Personal information
- Born: June 19, 1998 (age 28) Murfreesboro, Tennessee, U.S.
- Listed height: 6 ft 1 in (1.85 m)
- Listed weight: 212 lb (96 kg)

Career information
- High school: Oakland (Murfreesboro)
- College: LSU (2017–2020)
- NFL draft: 2021: 6th round, 224th overall pick

Career history

Playing
- Philadelphia Eagles (2021);

Operations
- LSU (2023–present) Recruiting specialist;

Awards and highlights
- CFP national champion (2019); Second-team All-SEC (2019);

Career NFL statistics
- Total tackles: 3
- Stats at Pro Football Reference

= JaCoby Stevens =

American football player (born 1998)

JaCoby Stevens (born June 19, 1998) is an American former professional football player who was a linebacker in the National Football League (NFL). He played college football for the LSU Tigers, where he is now a recruiting specialist.

==Early life==
Stevens grew up in Murfreesboro, Tennessee, and attended The Ensworth School before transferring to Oakland High School after his freshman year. Stevens played both wide receiver and defensive back for Oakland and was also a member of the basketball team. As a junior, he recorded 84 tackles, 8.5 tackles for loss, six interceptions, two fumbles recovered and scored two defensive touchdowns on defense and caught 32 passes for 806 yards with 11 touchdowns and had three rushing touchdowns on offense. As a senior, he recorded 61 tackles with 9 interceptions on defense with 34 receptions for 689 yards and 12 touchdowns on offense and was named Tennessee's Mr. Football. Stevens was rated a five-star recruit and initially committed to play college football for the LSU Tigers over offers from Tennessee, Alabama, Auburn and Georgia. He decommitted during his senior season after the team fired head coach Les Miles, but ultimately re-committed.

==College career==
Stevens played both safety and wide receiver as a true freshman, appearing in six games with one start at wide receiver and catching two passes for 32 yards. Stevens moved permanently to safety before his sophomore year and started the last four games of the season, recording 35 tackles, 6.5 tackles for loss, 1.5 sacks and an interception with five passes broken up. In his first full season as a starter, Stevens recorded 85 tackles, 8.5 tackles for loss and five sacks with three interceptions and nine passes defended and was named second-team All-Southeastern Conference by the league's coaches and helped LSU win the 2019 National Championship. After Ja'Marr Chase opted out for the 2020 season, Stevens was selected to wear the #7 jersey, which goes to the biggest playmaker on the team.

==Professional career==

Stevens was selected in the sixth round with the 224th overall pick of the 2021 NFL draft by the Philadelphia Eagles. He signed his four-year rookie contract with Philadelphia on June 9, 2021, worth $3.6 million. Stevens was waived by Philadelphia as a part of final roster cuts on August 31, and was re-signed to the team's practice squad the next day. On January 2, 2022, Stevens made his NFL debut in the team's week 17 game against the Washington Football Team, collecting a tackle in the 20-16 victory. He signed a reserve/future contract with the Eagles on January 18.
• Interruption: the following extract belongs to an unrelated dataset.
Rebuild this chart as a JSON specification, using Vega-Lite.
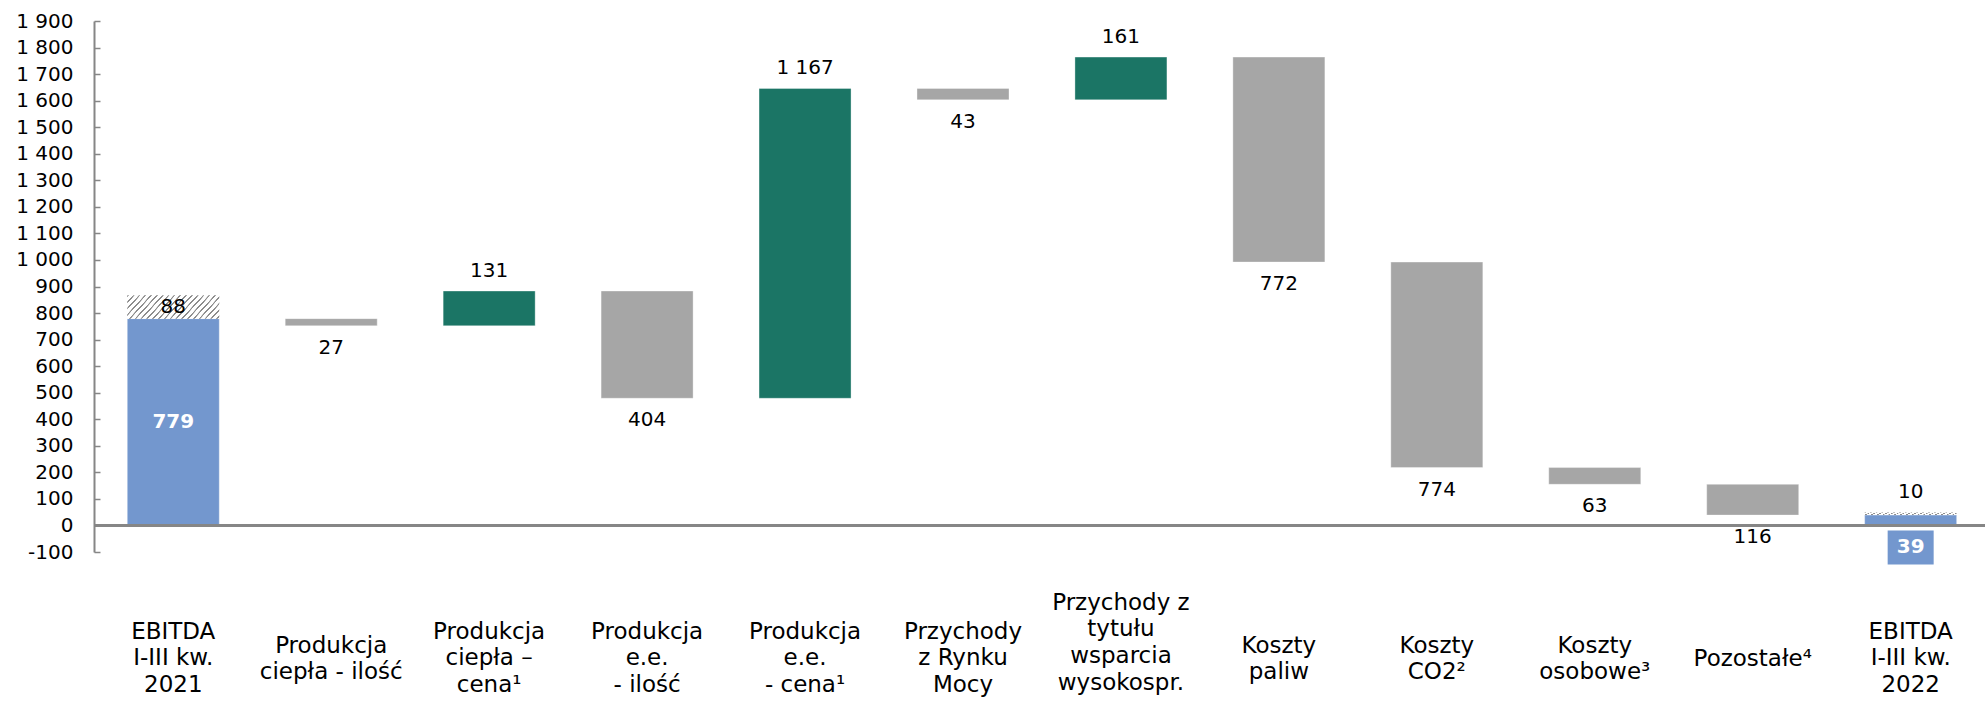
{
  "$schema": "https://vega.github.io/schema/vega-lite/v6.json",
  "width": 1891,
  "height": 531,
  "autosize": {"type": "none"},
  "padding": {"left": 94, "top": 21, "right": 0, "bottom": 149},
  "config": {
    "view": {"stroke": null},
    "font": "DejaVu Sans"
  },
  "data": {"values": [
    {"cat": "EBITDA|I-III kw.|2021", "start": 0, "end": 779, "type": "total", "label": "779", "pos": "inside"},
    {"cat": "EBITDA|I-III kw.|2021", "start": 779, "end": 867, "type": "hatch", "label": "88", "pos": "hatchmid"},
    {"cat": "Produkcja|ciepła - ilość", "start": 779, "end": 752, "type": "down", "label": "27", "pos": "below"},
    {"cat": "Produkcja|ciepła –|cena¹", "start": 752, "end": 883, "type": "up", "label": "131", "pos": "above"},
    {"cat": "Produkcja|e.e.|- ilość", "start": 883, "end": 479, "type": "down", "label": "404", "pos": "below"},
    {"cat": "Produkcja|e.e.|- cena¹", "start": 479, "end": 1646, "type": "up", "label": "1 167", "pos": "above"},
    {"cat": "Przychody|z Rynku|Mocy", "start": 1646, "end": 1603, "type": "down", "label": "43", "pos": "below"},
    {"cat": "Przychody z|tytułu|wsparcia|wysokospr.", "start": 1603, "end": 1764, "type": "up", "label": "161", "pos": "above"},
    {"cat": "Koszty|paliw", "start": 1764, "end": 992, "type": "down", "label": "772", "pos": "below"},
    {"cat": "Koszty|CO2²", "start": 992, "end": 218, "type": "down", "label": "774", "pos": "below"},
    {"cat": "Koszty|osobowe³", "start": 218, "end": 155, "type": "down", "label": "63", "pos": "below"},
    {"cat": "Pozostałe⁴", "start": 155, "end": 39, "type": "down", "label": "116", "pos": "below"},
    {"cat": "EBITDA|I-III kw.|2022", "start": 0, "end": 39, "type": "total", "label": "39", "pos": "box"},
    {"cat": "EBITDA|I-III kw.|2022", "start": 39, "end": 49, "type": "hatch", "label": "10", "pos": "above"}
  ]},
  "layer": [
    {
      "transform": [{"filter": "datum.type !== 'hatch'"}],
      "mark": {"type": "bar", "stroke": "#ffffff", "strokeOpacity": 0.35, "strokeWidth": 1},
      "encoding": {
        "x": {
          "field": "cat", "type": "nominal", "sort": null, "title": null,
          "scale": {
            "domain": ["EBITDA|I-III kw.|2021", "Produkcja|ciepła - ilość", "Produkcja|ciepła –|cena¹", "Produkcja|e.e.|- ilość", "Produkcja|e.e.|- cena¹", "Przychody|z Rynku|Mocy", "Przychody z|tytułu|wsparcia|wysokospr.", "Koszty|paliw", "Koszty|CO2²", "Koszty|osobowe³", "Pozostałe⁴", "EBITDA|I-III kw.|2022"],
            "paddingInner": 0.4175, "paddingOuter": 0.195, "align": 0.54
          },
          "axis": {
            "orient": "bottom", "domain": false, "ticks": false, "labelAngle": 0,
            "labelExpr": "split(datum.label, '|')",
            "labelFont": "DejaVu Sans", "labelFontSize": 23, "labelColor": "#000000",
            "labelLineHeight": 26.7, "labelBaseline": "middle",
            "labelPadding": {
              "condition": [
                {"test": "length(split(datum.value, '|')) === 4", "value": 50},
                {"test": "length(split(datum.value, '|')) === 3", "value": 79},
                {"test": "length(split(datum.value, '|')) === 2", "value": 93}
              ],
              "value": 106
            },
            "labelLimit": 400, "labelOverlap": false, "labelBound": false
          }
        },
        "y": {
          "field": "start", "type": "quantitative", "title": null,
          "scale": {"domain": [-100, 1900], "nice": false, "zero": false},
          "axis": {
            "tickCount": 20,
            "labelExpr": "datum.value >= 1000 ? floor(datum.value / 1000) + ' ' + format(datum.value % 1000, '03') : '' + datum.value",
            "grid": false, "domainColor": "#868686", "domainWidth": 2,
            "tickColor": "#868686", "tickWidth": 1.5, "tickSize": -6,
            "labelFont": "DejaVu Sans", "labelFontSize": 20, "labelColor": "#000000",
            "labelPadding": 27, "labelBaseline": "middle", "labelOverlap": false, "labelSeparation": 0, "labelBound": false, "labelFlush": false
          }
        },
        "y2": {"field": "end"},
        "color": {
          "field": "type", "type": "nominal", "legend": null,
          "scale": {"domain": ["total", "up", "down"], "range": ["#7397CE", "#1B7565", "#A6A6A6"]}
        }
      }
    },
    {
      "transform": [{"filter": "datum.type === 'hatch'"}],
      "mark": {
        "type": "bar",
        "fill": {
          "gradient": "linear", "x1": 0, "y1": 0, "x2": 1.2, "y2": 0.281,
          "stops": [
            {"offset": 0, "color": "#8c8c8c"}, {"offset": 0.012, "color": "#8c8c8c"}, {"offset": 0.015, "color": "#ffffff"}, {"offset": 0.047, "color": "#ffffff"},
            {"offset": 0.05, "color": "#8c8c8c"}, {"offset": 0.062, "color": "#8c8c8c"}, {"offset": 0.065, "color": "#ffffff"}, {"offset": 0.097, "color": "#ffffff"},
            {"offset": 0.1, "color": "#8c8c8c"}, {"offset": 0.112, "color": "#8c8c8c"}, {"offset": 0.115, "color": "#ffffff"}, {"offset": 0.147, "color": "#ffffff"},
            {"offset": 0.15, "color": "#8c8c8c"}, {"offset": 0.162, "color": "#8c8c8c"}, {"offset": 0.165, "color": "#ffffff"}, {"offset": 0.197, "color": "#ffffff"},
            {"offset": 0.2, "color": "#8c8c8c"}, {"offset": 0.212, "color": "#8c8c8c"}, {"offset": 0.215, "color": "#ffffff"}, {"offset": 0.247, "color": "#ffffff"},
            {"offset": 0.25, "color": "#8c8c8c"}, {"offset": 0.262, "color": "#8c8c8c"}, {"offset": 0.265, "color": "#ffffff"}, {"offset": 0.297, "color": "#ffffff"},
            {"offset": 0.3, "color": "#8c8c8c"}, {"offset": 0.312, "color": "#8c8c8c"}, {"offset": 0.315, "color": "#ffffff"}, {"offset": 0.347, "color": "#ffffff"},
            {"offset": 0.35, "color": "#8c8c8c"}, {"offset": 0.362, "color": "#8c8c8c"}, {"offset": 0.365, "color": "#ffffff"}, {"offset": 0.397, "color": "#ffffff"},
            {"offset": 0.4, "color": "#8c8c8c"}, {"offset": 0.412, "color": "#8c8c8c"}, {"offset": 0.415, "color": "#ffffff"}, {"offset": 0.447, "color": "#ffffff"},
            {"offset": 0.45, "color": "#8c8c8c"}, {"offset": 0.462, "color": "#8c8c8c"}, {"offset": 0.465, "color": "#ffffff"}, {"offset": 0.497, "color": "#ffffff"},
            {"offset": 0.5, "color": "#8c8c8c"}, {"offset": 0.512, "color": "#8c8c8c"}, {"offset": 0.515, "color": "#ffffff"}, {"offset": 0.547, "color": "#ffffff"},
            {"offset": 0.55, "color": "#8c8c8c"}, {"offset": 0.562, "color": "#8c8c8c"}, {"offset": 0.565, "color": "#ffffff"}, {"offset": 0.597, "color": "#ffffff"},
            {"offset": 0.6, "color": "#8c8c8c"}, {"offset": 0.612, "color": "#8c8c8c"}, {"offset": 0.615, "color": "#ffffff"}, {"offset": 0.647, "color": "#ffffff"},
            {"offset": 0.65, "color": "#8c8c8c"}, {"offset": 0.662, "color": "#8c8c8c"}, {"offset": 0.665, "color": "#ffffff"}, {"offset": 0.697, "color": "#ffffff"},
            {"offset": 0.7, "color": "#8c8c8c"}, {"offset": 0.712, "color": "#8c8c8c"}, {"offset": 0.715, "color": "#ffffff"}, {"offset": 0.747, "color": "#ffffff"},
            {"offset": 0.75, "color": "#8c8c8c"}, {"offset": 0.762, "color": "#8c8c8c"}, {"offset": 0.765, "color": "#ffffff"}, {"offset": 0.797, "color": "#ffffff"},
            {"offset": 0.8, "color": "#8c8c8c"}, {"offset": 0.812, "color": "#8c8c8c"}, {"offset": 0.815, "color": "#ffffff"}, {"offset": 0.847, "color": "#ffffff"},
            {"offset": 0.85, "color": "#8c8c8c"}, {"offset": 0.862, "color": "#8c8c8c"}, {"offset": 0.865, "color": "#ffffff"}, {"offset": 0.897, "color": "#ffffff"},
            {"offset": 0.9, "color": "#8c8c8c"}, {"offset": 0.912, "color": "#8c8c8c"}, {"offset": 0.915, "color": "#ffffff"}, {"offset": 0.947, "color": "#ffffff"},
            {"offset": 0.95, "color": "#8c8c8c"}, {"offset": 0.962, "color": "#8c8c8c"}, {"offset": 0.965, "color": "#ffffff"}, {"offset": 1, "color": "#ffffff"}
          ]
        }
      },
      "encoding": {
        "x": {"field": "cat", "type": "nominal", "sort": null, "title": null},
        "y": {"field": "start", "type": "quantitative", "title": null},
        "y2": {"field": "end"}
      }
    },
    {
      "transform": [{"filter": "datum.pos === 'box'"}],
      "mark": {"type": "bar", "color": "#7397CE", "width": 46, "yOffset": 5, "y2Offset": 39},
      "encoding": {
        "x": {"field": "cat", "type": "nominal", "sort": null, "title": null},
        "y": {"field": "start", "type": "quantitative", "title": null},
        "y2": {"field": "start"}
      }
    },
    {
      "mark": {"type": "rule", "color": "#868686", "strokeWidth": 2},
      "encoding": {"y": {"datum": 0, "type": "quantitative"}}
    },
    {
      "transform": [{"filter": "datum.pos === 'above'"}],
      "mark": {"type": "text", "baseline": "middle", "dy": -20, "fontSize": 20, "font": "DejaVu Sans", "color": "#000000"},
      "encoding": {
        "x": {"field": "cat", "type": "nominal", "sort": null, "title": null},
        "y": {"field": "end", "type": "quantitative", "title": null},
        "text": {"field": "label"}
      }
    },
    {
      "transform": [{"filter": "datum.pos === 'below'"}],
      "mark": {"type": "text", "baseline": "middle", "dy": 22, "fontSize": 20, "font": "DejaVu Sans", "color": "#000000"},
      "encoding": {
        "x": {"field": "cat", "type": "nominal", "sort": null, "title": null},
        "y": {"field": "end", "type": "quantitative", "title": null},
        "text": {"field": "label"}
      }
    },
    {
      "transform": [
        {"filter": "datum.pos === 'inside'"},
        {"fold": ["start", "end"], "as": ["k", "v"]},
        {"aggregate": [{"op": "mean", "field": "v", "as": "mid"}], "groupby": ["cat", "label"]}
      ],
      "mark": {"type": "text", "baseline": "middle", "fontSize": 20, "fontWeight": "bold", "font": "DejaVu Sans", "color": "#ffffff"},
      "encoding": {
        "x": {"field": "cat", "type": "nominal", "sort": null, "title": null},
        "y": {"field": "mid", "type": "quantitative", "title": null},
        "text": {"field": "label"}
      }
    },
    {
      "transform": [
        {"filter": "datum.pos === 'hatchmid'"},
        {"fold": ["start", "end"], "as": ["k", "v"]},
        {"aggregate": [{"op": "mean", "field": "v", "as": "mid"}], "groupby": ["cat", "label"]}
      ],
      "mark": {"type": "text", "baseline": "middle", "fontSize": 20, "font": "DejaVu Sans", "color": "#000000"},
      "encoding": {
        "x": {"field": "cat", "type": "nominal", "sort": null, "title": null},
        "y": {"field": "mid", "type": "quantitative", "title": null},
        "text": {"field": "label"}
      }
    },
    {
      "transform": [{"filter": "datum.pos === 'box'"}],
      "mark": {"type": "text", "baseline": "middle", "dy": 22, "fontSize": 20, "fontWeight": "bold", "font": "DejaVu Sans", "color": "#ffffff"},
      "encoding": {
        "x": {"field": "cat", "type": "nominal", "sort": null, "title": null},
        "y": {"field": "start", "type": "quantitative", "title": null},
        "text": {"field": "label"}
      }
    }
  ]
}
On August 30, 2022, Stevens was waived by the Eagles.

Pre-draft measurables
| Height | Weight | Arm length | Hand span | 40-yard dash | 10-yard split | 20-yard split | Vertical jump | Broad jump |
| 6 ft 1+1⁄8 in (1.86 m) | 212 lb (96 kg) | 32+1⁄4 in (0.82 m) | 9+1⁄8 in (0.23 m) | 4.62 s | 1.68 s | 2.69 s | 42.0 in (1.07 m) | 10 ft 10 in (3.30 m) |
All values from Pro Day

==Coaching career==
On August 3, 2023, Stevens joined the LSU football coaching staff.